(677b) In Situ/Operando Spectroscopic, Computational, and Kinetic Study of Ethanol Partial Oxidation on Au/TiO2 | AIChE

(677b) In Situ/Operando Spectroscopic, Computational, and Kinetic Study of Ethanol Partial Oxidation on Au/TiO2


Bravo-Suarez, J. - Presenter, The University of Kansas
Torres-Velasco, A., The University of Kansas
Patil, B., The University of Kansas
Zhu, H., The University of Kansas
Qi, Y., Stevens Institute of Technology
Podkolzin, S. G., Stevens Institute of Technology
This work focuses on understanding the mechanism of the vapor phase ethanol partial oxidation to acetaldehyde on Au/TiO2 in the temperature range of 220-265 oC, ethanol and oxygen partial pressures of 0.3-5 kPa and 0.3-30 kPa, respectively. Fixed bed reactor kinetic studies indicated fractional reaction rate orders of ethanol and oxygen of 0.52-0.72 and 0.31-0.36, respectively, and minimum promoting/co-adsorption effect of co-fed water. Isotopic ethanol experiments also evidenced the equilibrated dissociative adsorption of ethanol and a rate determining step (rds) dominated by the C-H cleavage of the ethoxy group. In situ UV-vis spectroscopy of Au plasmon shifts revealed that oxygen species adsorb preferentially at the Au-TiO2 support interface. A combination of operando UV-vis spectrokinetic analysis (from d-d transitions in the 900-100 nm region) of various charge transfer (CT) kinetic models combined with net CT changes derived from DFT calculations of adsorbed species on a Au5/Ti(101) surface ruled out molecular oxygen as active species in the rate limiting step, revealed adsorption of ethanol on Au and confirmed stabilization of oxygen species at the Au-TiO2 interface. Additionally, in situ isotopic ethanol-d6 modulation excitation--diffuse reflectance Fourier transform spectroscopy showed the presence of hydroxyls and ethanol derived intermediate species adsorbed on the Au/TiO2 surface. Overall, these results provide strong experimental and theoretical evidence for a kinetic model where ethanol adsorbs dissociatively on Au and diffuses near the Au-support interface where the ethoxide reacts with oxygen active species to form acetaldehyde in a rate limiting step.
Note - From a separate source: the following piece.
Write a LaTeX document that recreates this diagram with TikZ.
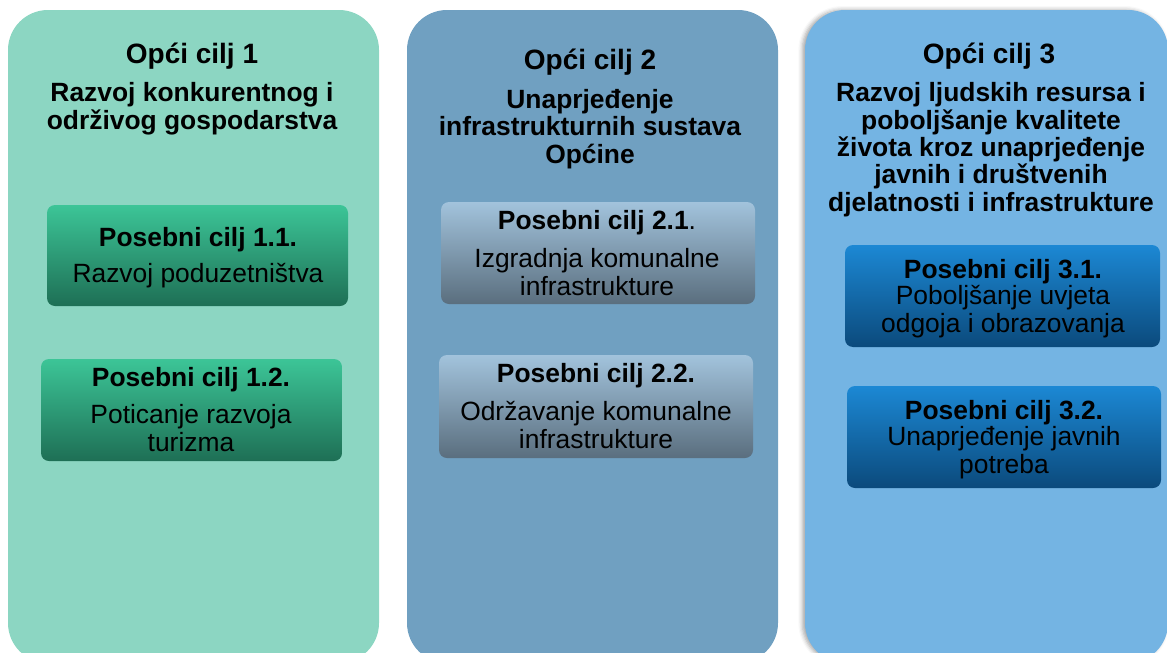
\documentclass[tikz,border=0pt]{standalone}
\usepackage{fontspec}
\setmainfont{Liberation Sans}
\usetikzlibrary{shadows.blur}

\definecolor{panelgreen}{HTML}{8CD6C2}
\definecolor{panelsteel}{HTML}{70A0C1}
\definecolor{panelsky}{HTML}{74B4E3}
\definecolor{greentop}{HTML}{3CC597}
\definecolor{greenbot}{HTML}{1E6F55}
\definecolor{steeltop}{HTML}{A2C3DC}
\definecolor{steelbot}{HTML}{5A6E7E}
\definecolor{bluetop}{HTML}{1C88D4}
\definecolor{bluebot}{HTML}{0B4A7C}

\begin{document}
\begin{tikzpicture}[x=0.75pt, y=-0.75pt,
  every node/.style={inner sep=0pt, outer sep=0pt, anchor=base, align=center},
  panel/.style={rounded corners=30pt},
  subbox/.style={rounded corners=6pt},
  titletext/.style={font=\fontsize{21}{22}\selectfont\bfseries},
  goaltext/.style={font=\fontsize{19.8}{20.5}\selectfont\bfseries},
  headtext/.style={font=\fontsize{19.8}{20.5}\selectfont\bfseries},
  bodytext/.style={font=\fontsize{19.8}{20.5}\selectfont}]
\useasboundingbox (0,0) rectangle (1167,653);
\clip (0,0) rectangle (1167,653);

\fill[panel, fill=panelgreen] (8,10) rectangle (379,663);
\fill[panel, fill=panelsteel] (407,10) rectangle (778,663);
\fill[panel, fill=panelsky, blur shadow={shadow xshift=-2pt, shadow yshift=0pt, shadow blur radius=3pt, shadow opacity=35}] (805,10) rectangle (1168,663);

\shade[subbox, top color=greentop, bottom color=greenbot] (47,205) rectangle (348,306);
\shade[subbox, top color=greentop, bottom color=greenbot] (41,359) rectangle (342,461);
\shade[subbox, top color=steeltop, bottom color=steelbot] (441,202) rectangle (755,304);
\shade[subbox, top color=steeltop, bottom color=steelbot] (439,355) rectangle (753,458);
\shade[subbox, top color=bluetop, bottom color=bluebot] (845,245) rectangle (1160,347);
\shade[subbox, top color=bluetop, bottom color=bluebot] (847,386) rectangle (1161,488);

\node[titletext] (opci1) at (192,63) {Opći cilj 1};
\node[goaltext] (cilj1) at (192,129) {Razvoj konkurentnog i\\održivog gospodarstva};
\node[titletext] (opci2) at (590,69) {Opći cilj 2};
\node[goaltext] (cilj2) at (590,163) {Unaprjeđenje\\infrastrukturnih sustava\\Općine};
\node[titletext] (opci3) at (989,63) {Opći cilj 3};
\node[goaltext] (cilj3) at (991,211) {Razvoj ljudskih resursa i\\poboljšanje kvalitete\\života kroz unaprjeđenje\\javnih i društvenih\\djelatnosti i infrastrukture};

\node[headtext] (pos11) at (198,246) {Posebni cilj 1.1.};
\node[bodytext] (txt11) at (198,282) {Razvoj poduzetništva};
\node[headtext] (pos12) at (191,386) {Posebni cilj 1.2.};
\node[bodytext] (txt12) at (191,451) {Poticanje razvoja\\turizma};

\node[headtext] (pos21) at (597,229) {Posebni cilj 2.1\textmd{.}};
\node[bodytext] (txt21) at (597,295) {Izgradnja komunalne\\infrastrukture};
\node[headtext] (pos22) at (596,382) {Posebni cilj 2.2.};
\node[bodytext] (txt22) at (596,448) {Održavanje komunalne\\infrastrukture};

\node[headtext] (pos31) at (1003,278) {Posebni cilj 3.1.};
\node[bodytext] (txt31) at (1003,332) {Poboljšanje uvjeta\\odgoja i obrazovanja};
\node[headtext] (pos32) at (1004,419) {Posebni cilj 3.2.};
\node[bodytext] (txt32) at (1004,473) {Unaprjeđenje javnih\\potreba};
\end{tikzpicture}
\end{document}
Langmuir-Hinshelwood rate expressions based on dual active sites (Au and Au-TiO2 interface) where oxygen active species are composed of atomic O* (derived from HOO*), HO*, or HOO* species were found to be consistent with the UV-vis and DRIFTS spectroscopic and DFT calculation results while correlating well with the fixed bed reactor experimental observations at the studied reaction conditions.